North Texas had an unusually mild spring this year so far. Mother Nature noticed the oversight and decided to make up for lost time last night.
6 of us went out to a fawncy restaurant to celebrate my Mother-in-law’s 80th birthday. During the meal I could see a reflection of trees whipping around in a mirror across the room. The trees were not just blowing in one direction; they were whipping around like they were in a washing machine. That is never a good sign.
I started to get antsy but kept telling myself that it was just because I was with the in-laws. I even ordered a second gin & tonic which is unusual for me when dining with them. A little after 8:00 pm we stood outside saying our goodbyes. The wind came up and we were all standing there with our hair peaking up on top of our head like we were in a wind tunnel.
For the ride home we watched an impressive light show to the south, all kinds of spectacular but unusual strikes. Some that branched out horizontally across the sky. Others hit the ground and the rays were so wide it looked fake. Someone was photo shopping Mother Nature.
At home I was in a semi undressed state and Mr. Husband was without apparel when he came running out of the bedroom yelling “the sirens are going off.” I was in a sort of stupor and asked “what sirens?” He answered “the tornado sirens,” for once not rolling his eyes and giving me that “Well duh” look he excels in. I don’t know how he always hears them and I don’t. Must have been that 20 years of working in bars with music loud enough to rattle the fillings out of your teeth.
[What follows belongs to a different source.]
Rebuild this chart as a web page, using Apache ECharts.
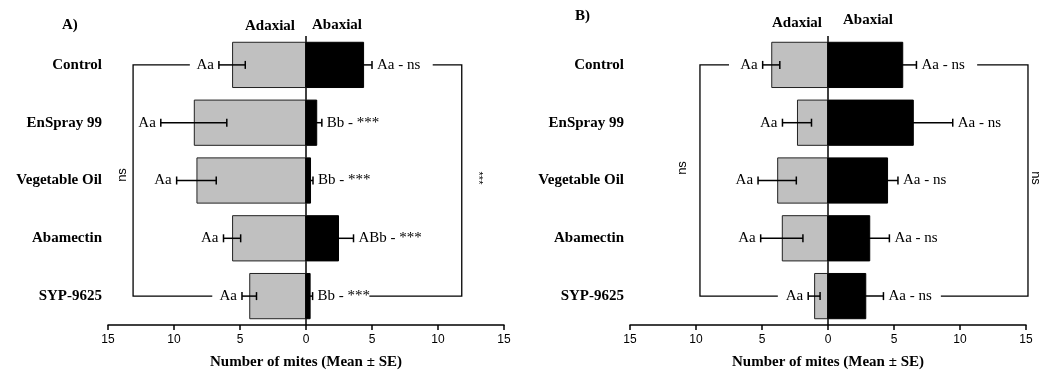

Of course a sort controlled pandemonium ensued. Where are the pets? Are they inside? Mr. Husband put some clothes on. He tends to respond to panic by dressing. I don’t blame him. If a tornado hits I don’t want to end up getting fished out of the rubble in my birthday suit. I grabbed my 2 most valuable possessions – my purse and laptop and put them in a handy place in case I had to grab them and take shelter.
Fortunately for us, but not so fortunate for those in the path of the tornado, it touched down south of Dallas in the Granbury area. Storm spotters said the tornado became huge with a mile wide funnel on the ground at one point, a real wrath of God type scenario. Some people reported hail the size of grapefruits. A chunk of ice that big could come crashing right through your roof and land on your coffee table.
This morning the news is reporting 12 dead and hundreds injured. The response of people rushing to help those who have lost everything but the clothes on their back is heartwarming.
This kind of disaster always reminds me that life is short. Grab it where you can and don’t waste time sitting around bemoaning your lot in life because it could get a hell of a lot worse in the blink of an eye.
Tuesday April 3rd, 2011 was an interesting day, if you define interesting as “oh God, oh God, I’m gonna die.” Extremely glad I lived through it, along with 6,371,773 of my closest friends. That’s the population of the Dallas/Fort Worth metroplex as of the 2010 census. Most of the time I love living in North Texas. It’s just those pesky 2 or 3 days a year that get so wild and crazy you need a change of pants.
The weatherman said “chance of storms, some severe.” Yea yea, how many times have we heard that? It might hail, rain, or it might rains frogs. The sun may shine so hard it melts the patio furniture. Go away you bother me, Mr. Weatherman. Well, we all got our comeuppance yesterday. Mr. Weatherman got it right.
Warning sirens started blaring and they sound scary as hell. Lemme tell ya! No sound effects in any of the scary movies made lately came up with anything scarier. Then, all of the sudden the damn tornados started dropping out of the sky. Excuse me, I’m really not in the mood for this! Could you go elsewhere, storm? I would really appreciate it. Didn’t sleep well last night and was in the mood to vegetate, NOT contemplate where in the house to hide to increase my chances of surviving the remains of this day.
Dallas/Fort Worth got hammered. Hundreds of people are homeless. But, thank God, no one was killed. That is the true miracle here. Brother and sister-in-law are looking at replacing their roof for the 4th time in 15 years. Her shiny red beamer was totally destroyed by hail the size of baseballs.
I found myself cast into instant solidarity with six million neighbors. A potential disaster is the great equalizer. Everyone single person in the area is thinking the exact same thing. “Oh crap, it might just rain a little, or a twister might decide to squat on my head and I lose everyone I love and everything I own in 5 minutes. All that decides it is the luck of the draw.” Sheesh!
Mr. Husband and I were extremely fortunate. At our house the only thing that happened was a few rose petals fell of my rose-bush. We suffered mutual semi-nervous breakdowns. I hunkered in the bathroom with my most prized possessions, my wedding ring, laptop, and purse. Hub-man brought his pistol and our tax returns.
The morning after was one of the most beautiful mornings I’ve ever seen. Mother Nature painted the day with a delicate silk brush. Gentle breezes, birds singing, butterflies flitting. Hadn’t realized how scared I was until I looked around and realized how crystal clear and wonderful everything looked, and sounded. Nothing like having the patooty scared out of me to realize how much I love life.